[start Records supplied]

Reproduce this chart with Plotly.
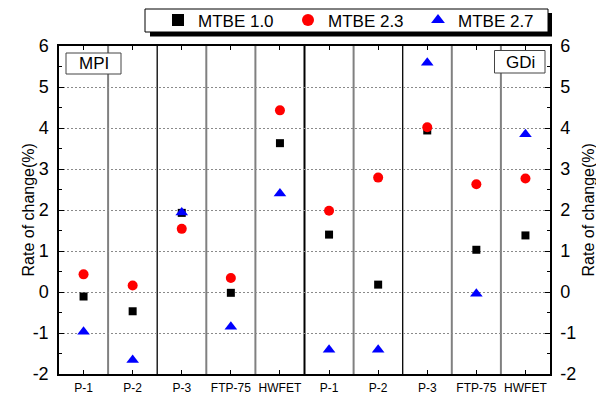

[end Records supplied]
[start Records supplied]

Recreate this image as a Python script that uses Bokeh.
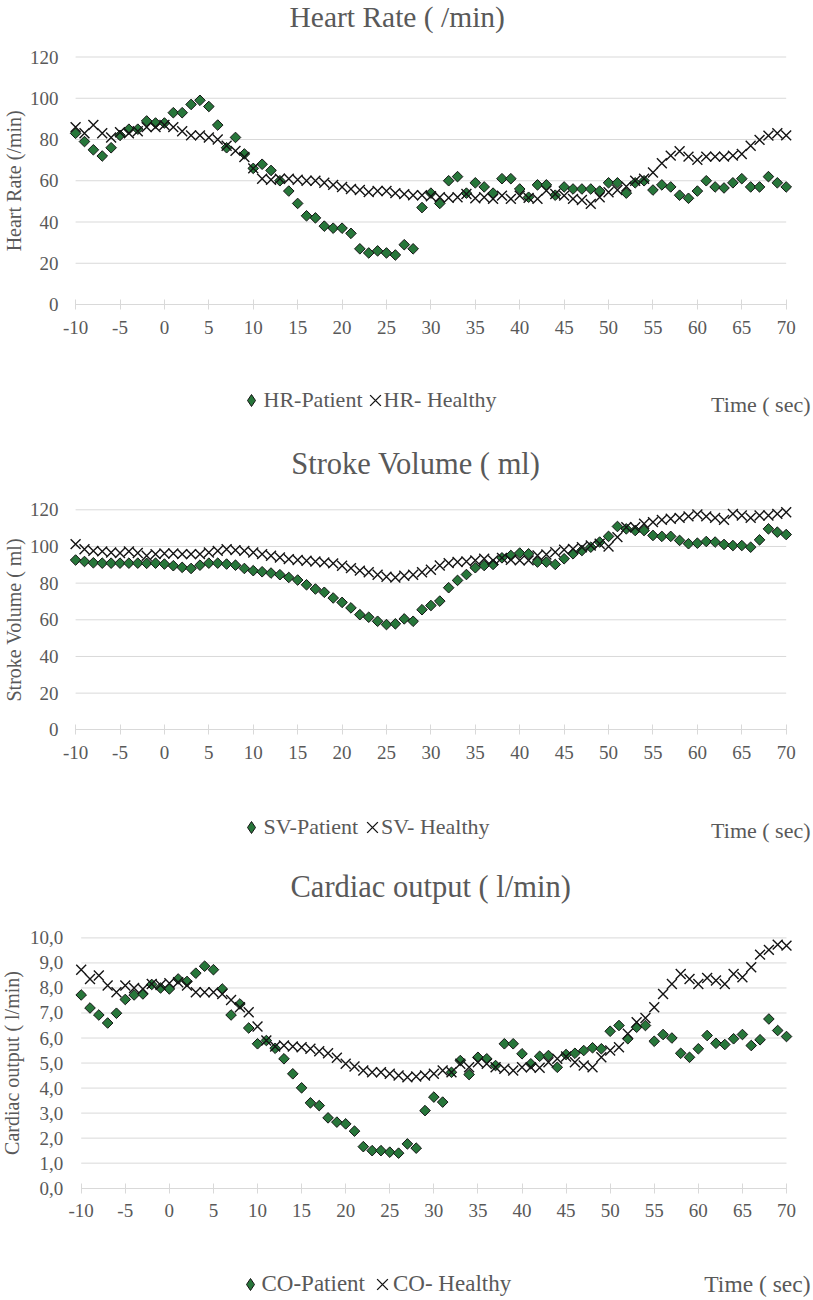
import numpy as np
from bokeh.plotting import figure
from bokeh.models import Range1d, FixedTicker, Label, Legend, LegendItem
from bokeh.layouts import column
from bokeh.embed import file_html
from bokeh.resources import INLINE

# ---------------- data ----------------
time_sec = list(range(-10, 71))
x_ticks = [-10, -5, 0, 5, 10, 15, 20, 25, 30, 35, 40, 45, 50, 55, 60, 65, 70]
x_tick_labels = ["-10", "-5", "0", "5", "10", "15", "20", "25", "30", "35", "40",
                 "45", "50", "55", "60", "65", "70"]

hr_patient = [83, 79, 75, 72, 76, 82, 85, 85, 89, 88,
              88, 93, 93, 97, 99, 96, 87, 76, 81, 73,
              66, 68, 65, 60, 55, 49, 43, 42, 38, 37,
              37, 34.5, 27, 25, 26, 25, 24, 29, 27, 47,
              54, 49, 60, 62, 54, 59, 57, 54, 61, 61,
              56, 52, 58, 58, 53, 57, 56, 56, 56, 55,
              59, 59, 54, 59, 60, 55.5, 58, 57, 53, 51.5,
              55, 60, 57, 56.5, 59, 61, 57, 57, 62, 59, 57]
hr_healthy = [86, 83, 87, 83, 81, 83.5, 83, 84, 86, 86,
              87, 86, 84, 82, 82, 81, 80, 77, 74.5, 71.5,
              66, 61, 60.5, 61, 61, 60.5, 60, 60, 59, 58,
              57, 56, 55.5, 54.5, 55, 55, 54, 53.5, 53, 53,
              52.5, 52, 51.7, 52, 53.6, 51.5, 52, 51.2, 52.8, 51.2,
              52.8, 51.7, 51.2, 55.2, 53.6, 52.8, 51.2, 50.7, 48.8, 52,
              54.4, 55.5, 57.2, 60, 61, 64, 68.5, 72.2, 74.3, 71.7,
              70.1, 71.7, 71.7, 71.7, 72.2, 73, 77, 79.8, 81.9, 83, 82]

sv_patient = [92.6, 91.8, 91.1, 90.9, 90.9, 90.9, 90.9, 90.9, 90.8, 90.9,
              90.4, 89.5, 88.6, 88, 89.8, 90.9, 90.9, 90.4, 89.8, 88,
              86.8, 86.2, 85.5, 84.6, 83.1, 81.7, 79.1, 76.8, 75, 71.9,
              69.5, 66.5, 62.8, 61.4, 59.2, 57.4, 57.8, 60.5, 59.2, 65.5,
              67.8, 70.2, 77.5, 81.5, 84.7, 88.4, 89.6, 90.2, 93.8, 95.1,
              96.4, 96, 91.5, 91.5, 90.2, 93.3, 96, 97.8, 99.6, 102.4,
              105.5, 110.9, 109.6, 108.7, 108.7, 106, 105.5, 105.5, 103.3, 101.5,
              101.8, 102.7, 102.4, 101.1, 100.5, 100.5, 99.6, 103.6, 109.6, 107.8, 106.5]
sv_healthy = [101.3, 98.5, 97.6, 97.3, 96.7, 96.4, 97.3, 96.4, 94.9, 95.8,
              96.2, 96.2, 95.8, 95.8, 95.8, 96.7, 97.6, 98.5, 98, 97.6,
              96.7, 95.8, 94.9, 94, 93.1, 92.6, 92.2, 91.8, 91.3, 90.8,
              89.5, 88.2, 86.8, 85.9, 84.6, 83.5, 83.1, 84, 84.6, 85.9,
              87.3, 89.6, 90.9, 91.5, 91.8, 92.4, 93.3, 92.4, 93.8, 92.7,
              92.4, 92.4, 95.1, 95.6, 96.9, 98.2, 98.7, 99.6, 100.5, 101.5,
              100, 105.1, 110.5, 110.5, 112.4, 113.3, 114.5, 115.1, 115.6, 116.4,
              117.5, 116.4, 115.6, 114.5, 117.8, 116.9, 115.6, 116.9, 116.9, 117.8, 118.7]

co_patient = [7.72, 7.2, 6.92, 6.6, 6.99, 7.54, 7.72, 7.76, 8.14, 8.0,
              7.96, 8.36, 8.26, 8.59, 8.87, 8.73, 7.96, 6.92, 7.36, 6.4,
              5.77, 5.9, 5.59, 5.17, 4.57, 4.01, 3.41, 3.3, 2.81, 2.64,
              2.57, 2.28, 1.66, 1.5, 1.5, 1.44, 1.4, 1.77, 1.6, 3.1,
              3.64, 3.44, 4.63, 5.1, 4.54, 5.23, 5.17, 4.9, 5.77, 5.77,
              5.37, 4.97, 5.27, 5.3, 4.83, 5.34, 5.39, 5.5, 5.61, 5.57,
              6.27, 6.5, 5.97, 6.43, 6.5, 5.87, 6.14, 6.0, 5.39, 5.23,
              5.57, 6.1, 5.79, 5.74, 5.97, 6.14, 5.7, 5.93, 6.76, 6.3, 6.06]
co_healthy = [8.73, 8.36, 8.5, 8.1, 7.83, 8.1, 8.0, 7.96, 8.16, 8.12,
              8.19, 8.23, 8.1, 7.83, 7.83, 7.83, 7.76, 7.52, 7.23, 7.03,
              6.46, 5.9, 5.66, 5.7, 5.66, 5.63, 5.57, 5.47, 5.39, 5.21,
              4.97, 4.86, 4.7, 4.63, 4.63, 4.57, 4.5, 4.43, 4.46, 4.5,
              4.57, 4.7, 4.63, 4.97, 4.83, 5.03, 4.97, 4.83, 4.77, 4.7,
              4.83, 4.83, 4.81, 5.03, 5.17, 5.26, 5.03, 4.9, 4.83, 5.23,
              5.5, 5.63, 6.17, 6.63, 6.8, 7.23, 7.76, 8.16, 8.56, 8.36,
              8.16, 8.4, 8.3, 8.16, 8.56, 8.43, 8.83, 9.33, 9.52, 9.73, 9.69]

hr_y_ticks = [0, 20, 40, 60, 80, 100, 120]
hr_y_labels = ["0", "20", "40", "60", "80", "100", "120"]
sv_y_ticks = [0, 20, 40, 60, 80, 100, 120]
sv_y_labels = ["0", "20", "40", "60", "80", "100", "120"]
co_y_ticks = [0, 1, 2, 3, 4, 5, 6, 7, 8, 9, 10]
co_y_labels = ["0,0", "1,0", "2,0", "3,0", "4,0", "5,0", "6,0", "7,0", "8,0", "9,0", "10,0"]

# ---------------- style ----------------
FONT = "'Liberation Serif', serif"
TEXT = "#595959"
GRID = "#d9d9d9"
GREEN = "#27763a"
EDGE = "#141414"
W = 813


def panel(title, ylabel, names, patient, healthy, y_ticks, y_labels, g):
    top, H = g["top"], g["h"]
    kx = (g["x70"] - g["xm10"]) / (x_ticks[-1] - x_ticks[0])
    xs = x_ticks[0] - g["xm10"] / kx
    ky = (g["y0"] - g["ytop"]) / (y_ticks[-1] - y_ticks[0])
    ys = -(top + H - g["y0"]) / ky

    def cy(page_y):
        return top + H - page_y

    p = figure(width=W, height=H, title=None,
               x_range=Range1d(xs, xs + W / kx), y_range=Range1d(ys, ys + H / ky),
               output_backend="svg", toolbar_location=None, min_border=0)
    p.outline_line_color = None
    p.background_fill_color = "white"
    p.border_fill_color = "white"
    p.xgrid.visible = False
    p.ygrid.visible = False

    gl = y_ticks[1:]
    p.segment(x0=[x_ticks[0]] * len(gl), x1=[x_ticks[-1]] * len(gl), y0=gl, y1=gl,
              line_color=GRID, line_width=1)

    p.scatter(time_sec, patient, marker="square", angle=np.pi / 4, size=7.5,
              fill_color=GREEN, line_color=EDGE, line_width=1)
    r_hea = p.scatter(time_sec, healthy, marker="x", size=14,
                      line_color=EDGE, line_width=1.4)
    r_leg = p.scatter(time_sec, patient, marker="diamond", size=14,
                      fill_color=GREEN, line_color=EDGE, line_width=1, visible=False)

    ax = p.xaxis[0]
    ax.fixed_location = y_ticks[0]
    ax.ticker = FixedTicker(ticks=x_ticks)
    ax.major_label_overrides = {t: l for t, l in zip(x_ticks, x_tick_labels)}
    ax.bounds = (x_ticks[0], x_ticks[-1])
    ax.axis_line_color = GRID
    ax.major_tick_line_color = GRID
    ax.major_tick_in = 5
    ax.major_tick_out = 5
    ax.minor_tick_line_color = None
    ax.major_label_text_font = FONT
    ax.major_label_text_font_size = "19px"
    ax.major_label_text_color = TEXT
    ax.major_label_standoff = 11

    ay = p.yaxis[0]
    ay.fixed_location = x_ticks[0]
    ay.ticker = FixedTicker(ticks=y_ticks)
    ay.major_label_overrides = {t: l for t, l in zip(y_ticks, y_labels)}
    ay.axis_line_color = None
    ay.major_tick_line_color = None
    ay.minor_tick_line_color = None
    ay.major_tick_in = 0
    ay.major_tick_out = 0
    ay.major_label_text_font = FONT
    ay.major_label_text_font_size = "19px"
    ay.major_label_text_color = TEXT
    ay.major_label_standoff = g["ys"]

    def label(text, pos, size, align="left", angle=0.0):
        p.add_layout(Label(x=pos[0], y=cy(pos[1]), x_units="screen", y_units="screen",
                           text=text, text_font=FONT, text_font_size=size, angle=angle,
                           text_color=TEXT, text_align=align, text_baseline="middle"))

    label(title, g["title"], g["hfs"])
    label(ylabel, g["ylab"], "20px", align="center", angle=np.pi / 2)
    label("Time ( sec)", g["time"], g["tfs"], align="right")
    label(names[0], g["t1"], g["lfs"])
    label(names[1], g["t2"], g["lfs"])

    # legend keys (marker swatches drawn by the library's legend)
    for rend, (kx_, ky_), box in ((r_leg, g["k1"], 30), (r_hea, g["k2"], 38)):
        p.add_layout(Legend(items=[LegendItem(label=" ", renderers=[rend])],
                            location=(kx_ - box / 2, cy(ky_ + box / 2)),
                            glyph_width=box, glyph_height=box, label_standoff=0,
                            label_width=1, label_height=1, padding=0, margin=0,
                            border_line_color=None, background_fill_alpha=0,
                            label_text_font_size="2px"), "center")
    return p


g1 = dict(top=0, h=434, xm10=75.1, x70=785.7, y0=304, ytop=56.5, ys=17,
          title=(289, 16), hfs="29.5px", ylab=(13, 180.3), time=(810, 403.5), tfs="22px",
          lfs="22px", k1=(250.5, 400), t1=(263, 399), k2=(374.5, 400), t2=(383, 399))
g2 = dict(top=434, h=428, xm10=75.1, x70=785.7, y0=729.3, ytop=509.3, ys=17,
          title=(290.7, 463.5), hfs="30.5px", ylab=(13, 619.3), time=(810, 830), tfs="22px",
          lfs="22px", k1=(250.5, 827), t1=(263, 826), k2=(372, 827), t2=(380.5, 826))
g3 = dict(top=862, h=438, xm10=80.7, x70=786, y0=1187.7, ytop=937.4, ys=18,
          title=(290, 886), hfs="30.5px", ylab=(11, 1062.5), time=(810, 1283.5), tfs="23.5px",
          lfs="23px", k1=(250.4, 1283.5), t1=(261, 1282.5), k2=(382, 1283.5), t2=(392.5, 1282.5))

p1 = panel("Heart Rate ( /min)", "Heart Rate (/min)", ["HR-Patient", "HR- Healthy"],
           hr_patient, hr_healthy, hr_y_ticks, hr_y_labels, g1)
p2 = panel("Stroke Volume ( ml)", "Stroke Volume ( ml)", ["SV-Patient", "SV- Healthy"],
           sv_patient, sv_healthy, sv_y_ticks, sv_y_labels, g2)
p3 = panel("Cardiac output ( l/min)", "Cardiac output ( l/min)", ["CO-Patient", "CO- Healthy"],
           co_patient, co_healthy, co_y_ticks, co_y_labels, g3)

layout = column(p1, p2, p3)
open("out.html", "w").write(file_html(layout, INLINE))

[end Records supplied]
[start Records supplied]

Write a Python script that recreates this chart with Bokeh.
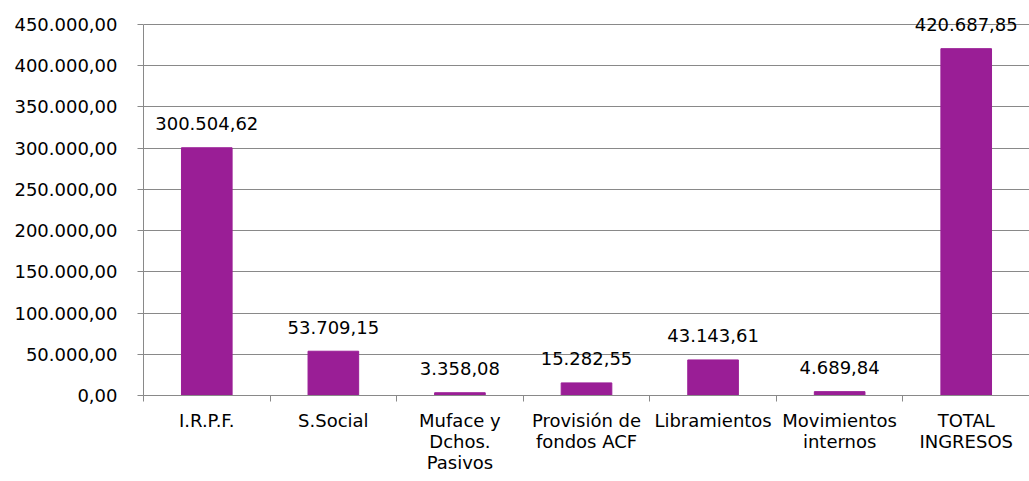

[end Records supplied]

### Aim of the exercise
Word for word, repeat the lines above from the one with "Recreate this image" through the one with "from bokeh.resources import INLINE", and nothing beyond them. Omit the pictures.

### Written answer
Recreate this image as a Python script that uses Bokeh.
import numpy as np
from bokeh.plotting import figure
from bokeh.models import Range1d, FixedTicker, Label, Legend, LegendItem
from bokeh.layouts import column
from bokeh.embed import file_html
from bokeh.resources import INLINE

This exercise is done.